金山橋には観光用無料駐車場が設けられており、車での来訪が便利だ。駐車スペースは10台分ほどと少ないが、通常は駐車できるだろう。駐車場は舗装されており、トイレも併設されている。

車で訪れる場合は、九州自動車道などを利用し、加治木ICで降りればいい。加治木ICから金山橋まで2.5kmほどしかないが、ルートが少しわかりにくい。加治木ICから県道55号を北上、2kmほど行くと金山橋を指し示す標識があるので、そこを左折、引き返すように細道を500mほど南下していくと着く。

龍門滝の駐車場から金山橋へ向かう場合は、龍門司坂脇を経て龍門滝の北側を回り込むように辿る道を進めば2kmほどで着く。

飲食
金山橋周辺は長閑な田園地帯で、周辺に飲食店はほとんどない。飲食店を探す場合は加治木駅周辺の市街地へ移動するのが賢明だ。

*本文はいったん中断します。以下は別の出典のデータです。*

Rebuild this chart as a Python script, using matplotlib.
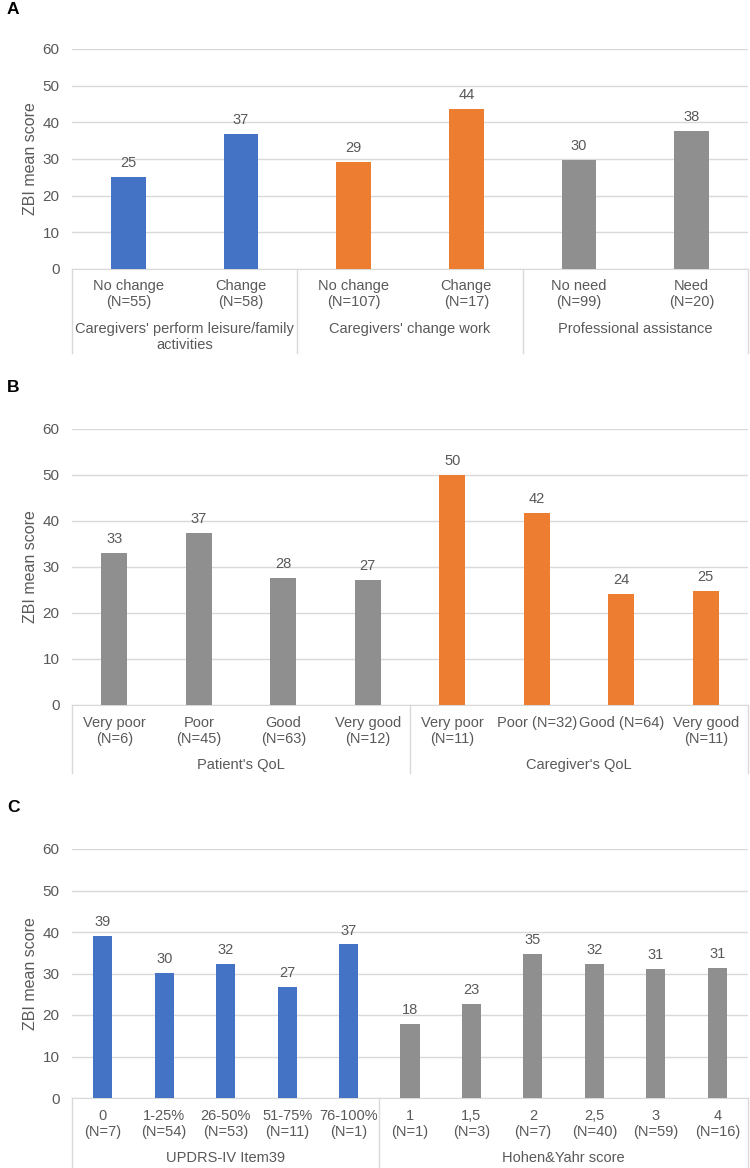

訪れる前にお弁当やサンドイッチなどを調達し、駐車場脇に設けられた四阿などでランチタイムを楽しむのもお勧めだ。

周辺
金山橋の下流側には日本の滝百選にも選出されている名瀑、龍門滝がある。2kmほどで着く。姶良市を訪れた際にはぜひ見ておきたい名瀑だ。金山橋から龍門滝へ向かう途中には龍門司坂がある。これもぜひ立ち寄っておきたい。加治木ICから県道55号を1kmほど北上したところに設けられた「ふれあいパーク加治木」の近くからは郷田滝を見ることができる。時間に余裕があれば立ち寄っておこう。